LOTO : Different types of locks for different purposes
Lockout/Tagout – Inspections
9 August 2022Lockout/Tagout
You’ve completed most, if not all, of your LOTO procedures, and you’ve started to use them. You’ve worked out the roles and responsibilities of those involved. Now it’s time to move into the phase of maintaining them. A big part of that is making sure that your employees are using those procedures correctly and regularly. To do that, you use inspections and audits of the people performing the lockouts.
Carry out these inspections on a regular basis. Lockout/Tagout was so crucial to your company that they created a complete program for it, assigning roles and responsibilities. If you’re not policing it, that initial investment can become worthless in no time at all. If a big problem is developing, regular inspections can find it quickly.

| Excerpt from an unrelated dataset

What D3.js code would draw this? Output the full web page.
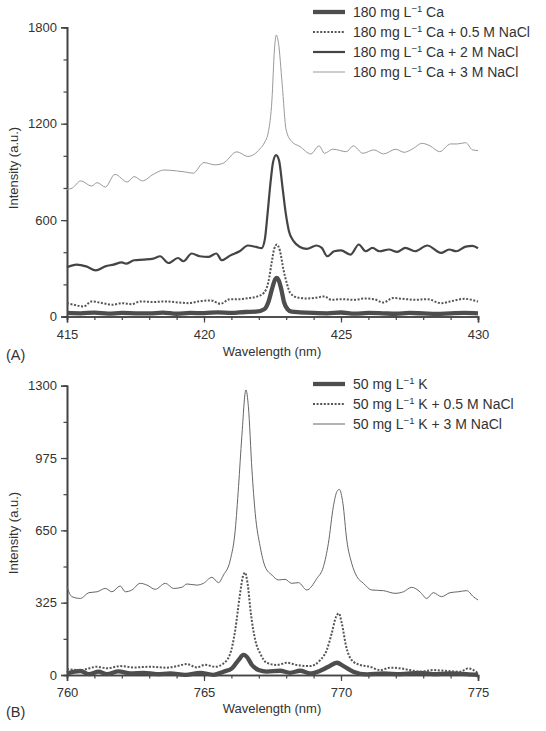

How Many Inspections Should You Do?
The Statistical Approach
Although the statistical approach is guaranteed to deliver significant results, the problem we are facing is that for most facilities, the total number of LOTO performed in a single year is relatively low, statistically speaking. Generally, the smaller the population, the higher the percentage of the population you must sample to get relevant results. Here’s an example for a facility that performs 5 lockouts-tagouts every single day to illustrate the point:
Basic assumptions of what we would consider as relevant:
- Current mean inspection result is around 85% compliance
- We can accept a 10% margin of error (compliance will be somewhere between 80% and 90%)
- We want a confidence level of 90% in the results we are getting
- To be relevant on a weekly basis, you must inspect 58% of all 25 lockouts, or 15 lockouts a week;
- To be relevant on a monthly basis, you must inspect 19% of all 150 lockouts, or 28 lockouts a month;
- To be relevant on a quarterly basis, you must inspect 7% of all 450 lockouts, or 32 lockouts a quarter;
- To be relevant on a yearly basis, you must inspect 2% of all 1825 lockouts, or 34 lockouts a year.
If any of the parameters defined in our assumptions change, for example your mean compliance level goes down or you would rather be 99% confident in the results you are getting, it will affect the total number of inspections you need to perform.
The important point to remember here is that the total number of inspections you will have to perform will mostly depend on the granularity and accuracy of the results you want. If you want highly accurate results per departments per week, expect to have to inspect a high percentage of the jobs.
Get ready to take action
If you see the level of compliance goes down, of course, you’re going to start doing corrective and preventive measures to try and bring this number back up. But at the same time, you might want to increase the number of inspections just to make sure that this drop is really at the level it appears to be and not something steeper. Increase your confidence level.
How long can you tolerate something going wrong before you spot it?
If you’re doing five LOTOs a month, can you tolerate something going wrong for two months, three months, or more? If you can’t accept anything going wrong for more than a month, then inspect one in every 5 LOTOs.
This is a great tool to help you come up with a starting point for your inspection frequency. The longer you can tolerate a problem going on, the less frequent you need to perform inspections. Just keep an eye on things and adjust the inspection frequency as required.
Inspection Rate is Too Low
If you’re inspecting at a frequency that is too low, you might miss important information that could signal significant problems ahead. You’re not getting an accurate picture of what’s going on because you don’t have enough data.
You’re always working towards finding that sweet spot of performing enough inspections to discover any issues promptly, but not so many that you bog down employees with too much unnecessary work. If the lockout/tagout procedures are going well without any problems, you would inspect less. But if some issues arise, you just automatically start inspecting more to find the cause.
Handing Inspection Over to the Lowest Level Employee
Let’s say a company does one hundred lockout/tagouts a day, spread across ten departments. That’s ten lockouts a day per department. If you say you can tolerate something going wrong for a week, that means that you’re going to check one in every 50 lockouts per department.
That means that every week you’re going to conduct ten inspections, one per department.
If you ask a supervisor to check one lockout/tagout every week, it’s not too much of a job for him. If you ask a health and safety person to check ten lockout/tagouts a week, that becomes more burdensome. If you ask a manager of all ten departments to check a hundred lockout/tagouts a week, that gets overwhelming. The higher you move into that hierarchy, the harder it gets to keep track.
If you bring this back to the lowest level possible, each person has fewer inspections to do, and they’re more spaced out. Plus, you’re getting the benefit of having a clearer picture.
Inspections are a cornerstone of your lockout/tagout procedures. If you get this wrong, everything else will be wrong. You might have the best procedures in town, but if they aren’t used correctly or at all, they won’t be worth anything. It’s an ongoing balancing act to perform the right frequency of inspections so that you get a clear picture of how the procedures are being conducted without bogging down your employees.